● DATASET EXTRACT
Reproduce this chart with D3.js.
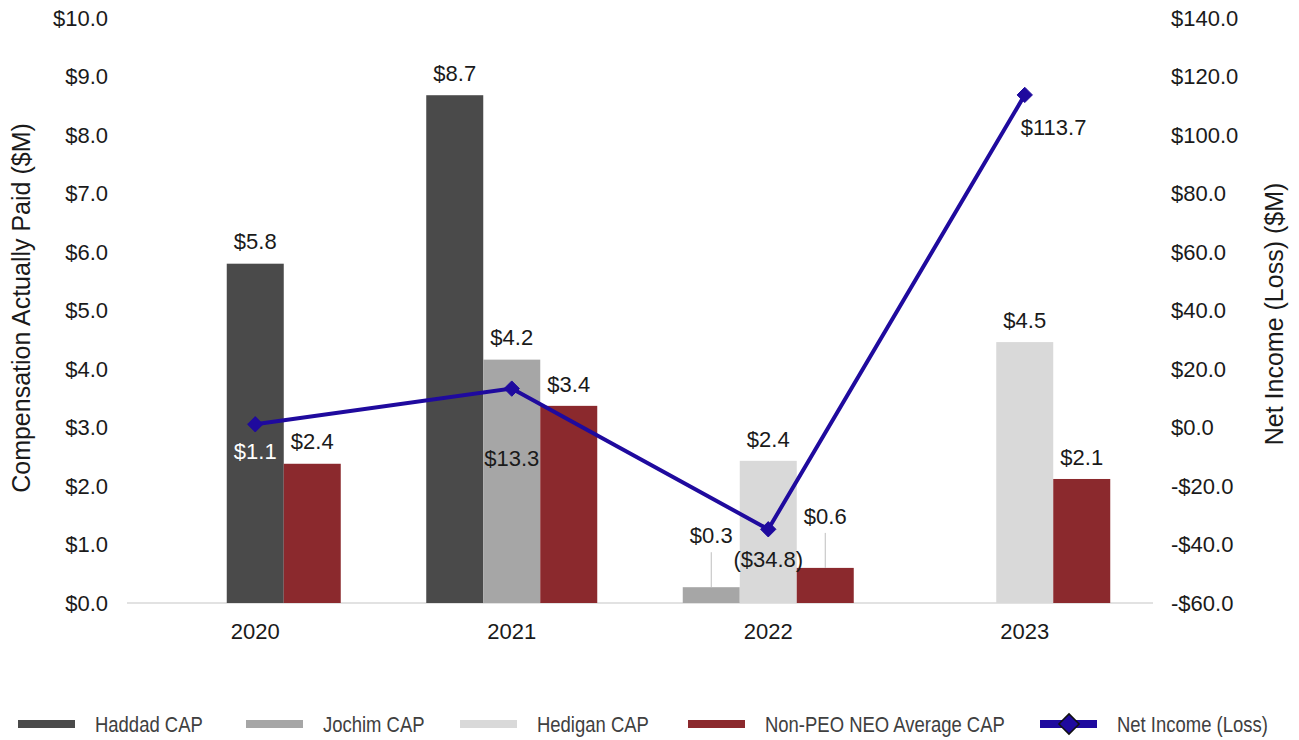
<!DOCTYPE html>
<html>
<head>
<meta charset="utf-8">
<script src="https://cdn.jsdelivr.net/npm/d3@7"></script>
<style>
  body { margin: 0; background: #fff; }
  text { font-family: "Liberation Sans", Arial, sans-serif; fill: #1a1a1a; }
  .legend text { fill: #404040; }
</style>
</head>
<body>
<svg id="chart" width="1299" height="740"></svg>
<script>
const years = ["2020", "2021", "2022", "2023"];
const haddadCap = [5.8, 8.68, null, null];
const jochimCap = [null, 4.16, 0.27, null];
const hediganCap = [null, null, 2.43, 4.46];
const nonPeoCap = [2.38, 3.37, 0.6, 2.12];
const netIncome = [1.1, 13.3, -34.8, 113.7];
const leftTicks = [0, 1, 2, 3, 4, 5, 6, 7, 8, 9, 10];
const rightTicks = [-60, -40, -20, 0, 20, 40, 60, 80, 100, 120, 140];

const barSeries = [
  { name: "Haddad CAP", values: haddadCap, color: "#4a4a4a" },
  { name: "Jochim CAP", values: jochimCap, color: "#a6a6a6" },
  { name: "Hedigan CAP", values: hediganCap, color: "#d9d9d9" },
  { name: "Non-PEO NEO Average CAP", values: nonPeoCap, color: "#8b292d" }
];
const lineColor = "#1f0a9e";
const fs = 22;

const svg = d3.select("#chart");
const x = d3.scaleBand().domain(years).range([127, 1153]);
const y = d3.scaleLinear().domain([0, 10]).range([603, 18]);
const y2 = d3.scaleLinear().domain([-60, 140]).range([603, 18]);
const fmt = d3.format(".1f");
const money = v => v < 0 ? "($" + fmt(-v) + ")" : "$" + fmt(v);

// baseline
svg.append("line")
  .attr("x1", x.range()[0]).attr("x2", x.range()[1])
  .attr("y1", y(0)).attr("y2", y(0))
  .attr("stroke", "#d9d9d9").attr("stroke-width", 1.5);

// left axis
svg.append("g").selectAll("text").data(leftTicks).enter().append("text")
  .attr("x", 108).attr("y", d => y(d)).attr("dy", "0.35em")
  .attr("text-anchor", "end").attr("font-size", fs)
  .text(d => "$" + fmt(d));

// right axis
svg.append("g").selectAll("text").data(rightTicks).enter().append("text")
  .attr("x", 1171).attr("y", d => y2(d)).attr("dy", "0.35em")
  .attr("font-size", fs)
  .text(d => (d < 0 ? "-$" + fmt(-d) : "$" + fmt(d)));

// x axis labels
svg.append("g").selectAll("text").data(years).enter().append("text")
  .attr("x", d => x(d) + x.bandwidth() / 2).attr("y", 631).attr("dy", "0.35em")
  .attr("text-anchor", "middle").attr("font-size", fs)
  .text(d => d);

// axis titles
svg.append("text")
  .attr("transform", "translate(30,308) rotate(-90)")
  .attr("text-anchor", "middle").attr("font-size", 25)
  .text("Compensation Actually Paid ($M)");
svg.append("text")
  .attr("transform", "translate(1283,314) rotate(-90)")
  .attr("text-anchor", "middle").attr("font-size", 25)
  .text("Net Income (Loss) ($M)");

// bars: in each year the present series fill the three right-hand slots
const slots = 3;
const barW = 57;
const bars = [];
years.forEach((yr, i) => {
  const present = barSeries.filter(s => s.values[i] != null);
  const start = x(yr) + x.bandwidth() / 2 - slots * barW / 2 + (slots - present.length) * barW;
  present.forEach((s, j) => {
    bars.push({ year: yr, series: s.name, value: s.values[i], color: s.color, x: start + j * barW });
  });
});

svg.append("g").selectAll("rect").data(bars).enter().append("rect")
  .attr("x", d => d.x).attr("y", d => y(d.value))
  .attr("width", barW).attr("height", d => y(0) - y(d.value))
  .attr("fill", d => d.color);

// bar labels (small bars get a leader line)
const lbl = svg.append("g");
bars.forEach(d => {
  const cx = d.x + barW / 2;
  const small = d.value < 1;
  const ly = small ? y(d.value) - 52 : y(d.value) - 22;
  if (small) {
    lbl.append("line")
      .attr("x1", cx).attr("x2", cx)
      .attr("y1", y(d.value)).attr("y2", ly + 17)
      .attr("stroke", "#bfbfbf").attr("stroke-width", 1);
  }
  lbl.append("text")
    .attr("x", cx).attr("y", ly).attr("dy", "0.35em")
    .attr("text-anchor", "middle").attr("font-size", fs)
    .text(money(d.value));
});

// net income line
const pts = years.map((yr, i) => ({ year: yr, value: netIncome[i] }));
const px = d => x(d.year) + x.bandwidth() / 2;
svg.append("path").datum(pts)
  .attr("fill", "none").attr("stroke", lineColor).attr("stroke-width", 4)
  .attr("stroke-linejoin", "round")
  .attr("d", d3.line().x(px).y(d => y2(d.value)));

const diamond = d3.symbol().type(d3.symbolDiamond2).size(150);
svg.append("g").selectAll("path").data(pts).enter().append("path")
  .attr("transform", d => `translate(${px(d)},${y2(d.value)})`)
  .attr("d", diamond)
  .attr("fill", lineColor).attr("stroke", lineColor).attr("stroke-width", 1);

const niLabelPos = [
  { dx: 0, dy: 27, anchor: "middle", color: "#ffffff" },
  { dx: 0, dy: 70, anchor: "middle", color: "#1a1a1a" },
  { dx: 0, dy: 30, anchor: "middle", color: "#1a1a1a" },
  { dx: -4, dy: 32, anchor: "start", color: "#1a1a1a" }
];
svg.append("g").selectAll("text").data(pts).enter().append("text")
  .attr("x", (d, i) => px(d) + niLabelPos[i].dx)
  .attr("y", (d, i) => y2(d.value) + niLabelPos[i].dy).attr("dy", "0.35em")
  .attr("text-anchor", (d, i) => niLabelPos[i].anchor)
  .attr("font-size", fs)
  .style("fill", (d, i) => niLabelPos[i].color)
  .text(d => money(d.value));

// legend (condensed text like the original)
const legendItems = [
  { name: "Haddad CAP", color: "#4a4a4a", x: 18 },
  { name: "Jochim CAP", color: "#a6a6a6", x: 246 },
  { name: "Hedigan CAP", color: "#d9d9d9", x: 460 },
  { name: "Non-PEO NEO Average CAP", color: "#8b292d", x: 688 },
  { name: "Net Income (Loss)", color: lineColor, x: 1040, line: true }
];
const lg = svg.append("g").attr("class", "legend");
legendItems.forEach(it => {
  const g = lg.append("g").attr("transform", `translate(${it.x},724)`);
  g.append("rect").attr("x", 0).attr("y", -4).attr("width", 57).attr("height", 8).attr("fill", it.color);
  if (it.line) {
    g.append("path").attr("transform", "translate(29,0)")
      .attr("d", d3.symbol().type(d3.symbolDiamond2).size(260))
      .attr("fill", lineColor).attr("stroke", "#111").attr("stroke-width", 1.5);
  }
  g.append("text").attr("transform", "translate(77,0) scale(0.84,1)")
    .attr("dy", "0.35em").attr("font-size", 22).text(it.name);
});
</script>
</body>
</html>
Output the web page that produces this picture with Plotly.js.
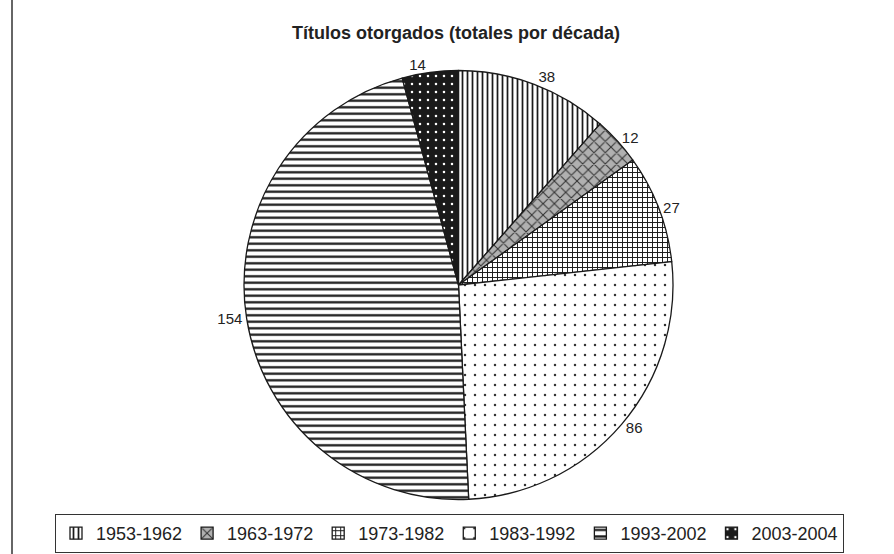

● DIRECTIVE
Write out exactly the lines between the start of the data and the line with "100, 120, 140];", including both, but none of the pictures.

● TASK RESULT
Reproduce this chart with D3.js.
<!DOCTYPE html>
<html>
<head>
<meta charset="utf-8">
<script src="https://cdn.jsdelivr.net/npm/d3@7"></script>
<style>
  body { margin: 0; background: #fff; }
  text { font-family: "Liberation Sans", Arial, sans-serif; fill: #1a1a1a; }
  .legend text { fill: #404040; }
</style>
</head>
<body>
<svg id="chart" width="1299" height="740"></svg>
<script>
const years = ["2020", "2021", "2022", "2023"];
const haddadCap = [5.8, 8.68, null, null];
const jochimCap = [null, 4.16, 0.27, null];
const hediganCap = [null, null, 2.43, 4.46];
const nonPeoCap = [2.38, 3.37, 0.6, 2.12];
const netIncome = [1.1, 13.3, -34.8, 113.7];
const leftTicks = [0, 1, 2, 3, 4, 5, 6, 7, 8, 9, 10];
const rightTicks = [-60, -40, -20, 0, 20, 40, 60, 80, 100, 120, 140];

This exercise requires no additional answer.